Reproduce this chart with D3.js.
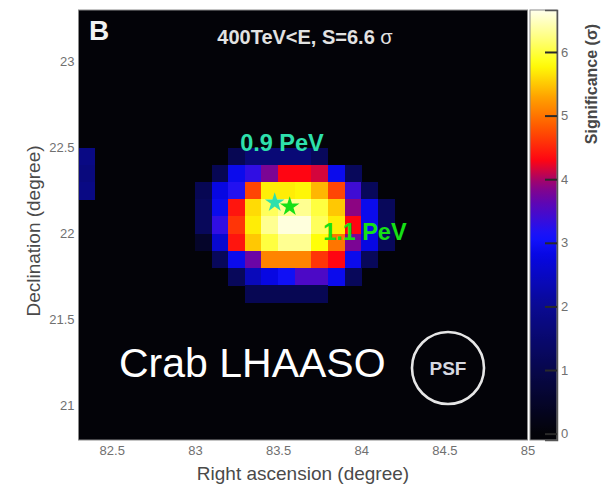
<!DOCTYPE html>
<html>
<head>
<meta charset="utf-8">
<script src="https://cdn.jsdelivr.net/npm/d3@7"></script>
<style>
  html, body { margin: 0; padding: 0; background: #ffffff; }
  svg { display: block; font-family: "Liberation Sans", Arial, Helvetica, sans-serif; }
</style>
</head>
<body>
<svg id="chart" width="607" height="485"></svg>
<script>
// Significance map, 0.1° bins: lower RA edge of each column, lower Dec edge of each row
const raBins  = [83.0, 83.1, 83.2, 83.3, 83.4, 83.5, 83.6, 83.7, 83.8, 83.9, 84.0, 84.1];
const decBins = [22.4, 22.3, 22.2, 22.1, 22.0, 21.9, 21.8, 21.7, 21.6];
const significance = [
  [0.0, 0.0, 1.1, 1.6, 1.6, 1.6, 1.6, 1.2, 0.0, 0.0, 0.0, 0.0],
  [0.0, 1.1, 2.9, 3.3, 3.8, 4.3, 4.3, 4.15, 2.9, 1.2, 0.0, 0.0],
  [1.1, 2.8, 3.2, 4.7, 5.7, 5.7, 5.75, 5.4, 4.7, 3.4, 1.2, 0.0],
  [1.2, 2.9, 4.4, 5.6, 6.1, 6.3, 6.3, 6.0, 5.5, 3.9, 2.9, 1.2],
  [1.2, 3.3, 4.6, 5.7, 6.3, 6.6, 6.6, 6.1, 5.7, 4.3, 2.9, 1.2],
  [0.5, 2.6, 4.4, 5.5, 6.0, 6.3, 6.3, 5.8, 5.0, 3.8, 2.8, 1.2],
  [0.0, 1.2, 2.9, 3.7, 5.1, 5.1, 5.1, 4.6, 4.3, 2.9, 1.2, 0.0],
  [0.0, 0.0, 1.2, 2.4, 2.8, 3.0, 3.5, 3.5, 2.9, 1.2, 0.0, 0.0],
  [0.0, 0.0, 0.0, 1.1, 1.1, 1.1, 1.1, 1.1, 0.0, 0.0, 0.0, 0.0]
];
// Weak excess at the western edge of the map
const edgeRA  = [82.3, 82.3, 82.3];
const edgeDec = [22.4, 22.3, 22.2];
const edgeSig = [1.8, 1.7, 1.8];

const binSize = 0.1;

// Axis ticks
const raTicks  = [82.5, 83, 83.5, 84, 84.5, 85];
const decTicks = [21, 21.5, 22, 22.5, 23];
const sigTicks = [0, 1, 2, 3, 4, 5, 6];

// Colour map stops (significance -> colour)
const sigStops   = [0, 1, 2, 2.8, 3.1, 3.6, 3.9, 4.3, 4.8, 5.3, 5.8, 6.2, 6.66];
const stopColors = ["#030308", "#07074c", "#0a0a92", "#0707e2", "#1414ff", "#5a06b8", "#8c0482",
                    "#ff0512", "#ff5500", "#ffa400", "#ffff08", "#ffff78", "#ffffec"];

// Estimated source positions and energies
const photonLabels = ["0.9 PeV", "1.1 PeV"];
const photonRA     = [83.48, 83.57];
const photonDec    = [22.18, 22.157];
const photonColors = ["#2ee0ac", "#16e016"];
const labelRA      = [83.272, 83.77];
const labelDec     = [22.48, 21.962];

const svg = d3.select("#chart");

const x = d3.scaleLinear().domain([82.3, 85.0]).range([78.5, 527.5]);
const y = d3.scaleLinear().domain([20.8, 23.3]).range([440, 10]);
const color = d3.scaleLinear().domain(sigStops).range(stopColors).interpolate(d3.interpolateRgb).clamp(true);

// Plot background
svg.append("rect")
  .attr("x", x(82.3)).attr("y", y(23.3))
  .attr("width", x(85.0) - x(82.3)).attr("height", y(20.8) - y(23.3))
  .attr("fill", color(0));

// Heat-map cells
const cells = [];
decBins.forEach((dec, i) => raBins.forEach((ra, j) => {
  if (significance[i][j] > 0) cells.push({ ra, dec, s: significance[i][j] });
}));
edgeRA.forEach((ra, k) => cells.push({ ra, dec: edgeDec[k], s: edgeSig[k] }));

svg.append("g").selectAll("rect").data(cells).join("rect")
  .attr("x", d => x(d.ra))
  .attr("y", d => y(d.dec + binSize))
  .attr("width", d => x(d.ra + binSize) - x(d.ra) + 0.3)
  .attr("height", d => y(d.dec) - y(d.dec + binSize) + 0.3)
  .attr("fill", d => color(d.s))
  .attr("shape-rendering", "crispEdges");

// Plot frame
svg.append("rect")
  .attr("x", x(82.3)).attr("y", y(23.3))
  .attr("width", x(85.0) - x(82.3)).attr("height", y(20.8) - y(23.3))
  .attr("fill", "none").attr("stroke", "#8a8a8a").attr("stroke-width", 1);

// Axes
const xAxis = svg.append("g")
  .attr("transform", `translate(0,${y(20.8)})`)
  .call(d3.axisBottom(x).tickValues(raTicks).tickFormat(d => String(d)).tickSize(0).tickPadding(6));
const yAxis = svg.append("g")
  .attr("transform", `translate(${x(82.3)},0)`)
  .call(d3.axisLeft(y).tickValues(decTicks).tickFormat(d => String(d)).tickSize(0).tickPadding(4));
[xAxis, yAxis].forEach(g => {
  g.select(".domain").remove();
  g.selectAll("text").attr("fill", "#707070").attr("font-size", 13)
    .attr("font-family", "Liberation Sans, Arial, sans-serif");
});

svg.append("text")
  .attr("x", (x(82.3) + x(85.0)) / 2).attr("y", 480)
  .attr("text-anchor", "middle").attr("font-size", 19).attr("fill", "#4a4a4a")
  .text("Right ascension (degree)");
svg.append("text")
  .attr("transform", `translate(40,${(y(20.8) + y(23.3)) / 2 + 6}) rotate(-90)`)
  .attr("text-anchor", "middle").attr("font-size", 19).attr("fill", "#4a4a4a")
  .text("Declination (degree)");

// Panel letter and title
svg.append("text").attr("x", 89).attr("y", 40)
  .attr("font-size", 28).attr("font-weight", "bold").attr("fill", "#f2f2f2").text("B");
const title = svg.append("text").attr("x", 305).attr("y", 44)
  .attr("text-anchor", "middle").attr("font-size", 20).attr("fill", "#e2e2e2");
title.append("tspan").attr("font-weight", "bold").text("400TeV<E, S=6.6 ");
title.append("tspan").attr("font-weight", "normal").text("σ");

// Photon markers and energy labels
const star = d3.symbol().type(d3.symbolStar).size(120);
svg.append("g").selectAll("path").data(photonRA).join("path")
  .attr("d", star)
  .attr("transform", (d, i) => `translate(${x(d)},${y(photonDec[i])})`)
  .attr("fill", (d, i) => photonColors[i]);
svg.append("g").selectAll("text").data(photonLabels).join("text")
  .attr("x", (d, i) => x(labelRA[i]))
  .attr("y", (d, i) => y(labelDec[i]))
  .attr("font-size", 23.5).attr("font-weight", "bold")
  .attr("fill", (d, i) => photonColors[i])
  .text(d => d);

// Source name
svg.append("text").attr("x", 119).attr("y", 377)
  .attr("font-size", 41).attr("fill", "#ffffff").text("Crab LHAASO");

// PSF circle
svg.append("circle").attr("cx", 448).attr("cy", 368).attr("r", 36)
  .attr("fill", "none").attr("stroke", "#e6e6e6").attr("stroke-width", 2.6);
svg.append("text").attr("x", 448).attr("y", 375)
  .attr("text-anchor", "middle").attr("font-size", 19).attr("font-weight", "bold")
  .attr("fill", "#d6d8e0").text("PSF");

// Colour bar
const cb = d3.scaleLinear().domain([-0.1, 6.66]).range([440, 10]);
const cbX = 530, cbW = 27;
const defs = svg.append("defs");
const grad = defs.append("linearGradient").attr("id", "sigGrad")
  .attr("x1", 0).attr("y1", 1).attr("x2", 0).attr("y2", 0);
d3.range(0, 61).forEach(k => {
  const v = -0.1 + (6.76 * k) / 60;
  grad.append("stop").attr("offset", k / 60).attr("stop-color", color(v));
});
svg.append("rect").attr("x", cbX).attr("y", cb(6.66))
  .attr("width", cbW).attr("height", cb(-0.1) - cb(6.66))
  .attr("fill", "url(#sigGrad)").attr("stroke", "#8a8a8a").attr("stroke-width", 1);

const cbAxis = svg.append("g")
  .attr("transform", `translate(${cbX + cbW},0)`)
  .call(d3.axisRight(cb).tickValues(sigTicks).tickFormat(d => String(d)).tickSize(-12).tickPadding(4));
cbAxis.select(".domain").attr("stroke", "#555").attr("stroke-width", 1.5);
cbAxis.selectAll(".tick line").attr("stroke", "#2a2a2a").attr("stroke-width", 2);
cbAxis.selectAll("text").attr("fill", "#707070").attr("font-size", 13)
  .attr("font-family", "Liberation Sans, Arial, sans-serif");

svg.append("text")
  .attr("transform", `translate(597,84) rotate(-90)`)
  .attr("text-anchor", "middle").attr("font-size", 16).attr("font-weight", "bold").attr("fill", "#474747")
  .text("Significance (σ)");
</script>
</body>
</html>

....

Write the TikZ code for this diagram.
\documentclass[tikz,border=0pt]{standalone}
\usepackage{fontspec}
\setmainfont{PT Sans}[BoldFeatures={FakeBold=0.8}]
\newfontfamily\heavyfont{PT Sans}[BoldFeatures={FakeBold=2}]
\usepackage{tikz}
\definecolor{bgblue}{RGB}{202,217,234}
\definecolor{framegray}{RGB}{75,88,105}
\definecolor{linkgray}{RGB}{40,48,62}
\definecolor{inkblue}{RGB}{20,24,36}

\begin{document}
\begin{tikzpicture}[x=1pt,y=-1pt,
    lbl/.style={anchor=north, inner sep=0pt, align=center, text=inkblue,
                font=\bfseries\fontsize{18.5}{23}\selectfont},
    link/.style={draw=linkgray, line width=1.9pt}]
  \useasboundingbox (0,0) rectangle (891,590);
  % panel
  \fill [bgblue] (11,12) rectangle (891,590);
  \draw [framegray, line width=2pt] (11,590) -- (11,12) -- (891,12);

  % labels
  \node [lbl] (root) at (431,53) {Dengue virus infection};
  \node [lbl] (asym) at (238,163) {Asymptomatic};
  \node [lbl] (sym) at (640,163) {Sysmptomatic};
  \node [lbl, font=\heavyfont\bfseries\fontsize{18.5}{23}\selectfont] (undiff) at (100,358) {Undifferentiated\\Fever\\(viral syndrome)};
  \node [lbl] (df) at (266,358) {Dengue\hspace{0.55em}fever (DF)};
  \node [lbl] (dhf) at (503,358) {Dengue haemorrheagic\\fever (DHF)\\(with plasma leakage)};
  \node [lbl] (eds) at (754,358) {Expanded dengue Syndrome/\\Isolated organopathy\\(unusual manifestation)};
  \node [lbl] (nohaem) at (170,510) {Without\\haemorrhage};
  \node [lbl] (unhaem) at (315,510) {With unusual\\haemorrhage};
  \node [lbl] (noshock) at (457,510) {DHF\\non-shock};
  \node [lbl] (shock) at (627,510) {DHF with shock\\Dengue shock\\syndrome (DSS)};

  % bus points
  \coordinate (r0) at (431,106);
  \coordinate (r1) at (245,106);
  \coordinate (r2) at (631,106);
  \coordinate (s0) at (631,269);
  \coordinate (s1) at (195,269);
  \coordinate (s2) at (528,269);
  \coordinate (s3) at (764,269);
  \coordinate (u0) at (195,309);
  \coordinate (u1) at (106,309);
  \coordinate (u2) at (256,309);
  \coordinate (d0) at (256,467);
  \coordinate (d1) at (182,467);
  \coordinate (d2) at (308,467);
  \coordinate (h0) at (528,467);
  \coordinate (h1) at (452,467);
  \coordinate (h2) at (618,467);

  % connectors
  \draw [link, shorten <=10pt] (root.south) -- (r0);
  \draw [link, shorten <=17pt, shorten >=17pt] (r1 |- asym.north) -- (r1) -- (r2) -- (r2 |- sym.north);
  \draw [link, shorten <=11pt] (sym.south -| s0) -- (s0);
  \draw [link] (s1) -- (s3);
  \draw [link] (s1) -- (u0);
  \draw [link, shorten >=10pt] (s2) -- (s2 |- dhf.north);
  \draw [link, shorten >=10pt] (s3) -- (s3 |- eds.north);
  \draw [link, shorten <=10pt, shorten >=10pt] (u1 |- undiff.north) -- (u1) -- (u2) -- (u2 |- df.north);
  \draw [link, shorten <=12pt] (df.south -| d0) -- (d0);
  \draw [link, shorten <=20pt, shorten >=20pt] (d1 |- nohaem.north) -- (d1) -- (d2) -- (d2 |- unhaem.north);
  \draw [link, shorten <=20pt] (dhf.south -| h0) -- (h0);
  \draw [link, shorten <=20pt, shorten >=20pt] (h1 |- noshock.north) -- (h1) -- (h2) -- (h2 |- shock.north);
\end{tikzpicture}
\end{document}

....

▶ [PROBLEM DETAILS] Find each line holding the string "this" and copy it out.

▶ [FULL SOLUTION]
Reproduce this chart with D3.js.
Write the TikZ code for this diagram.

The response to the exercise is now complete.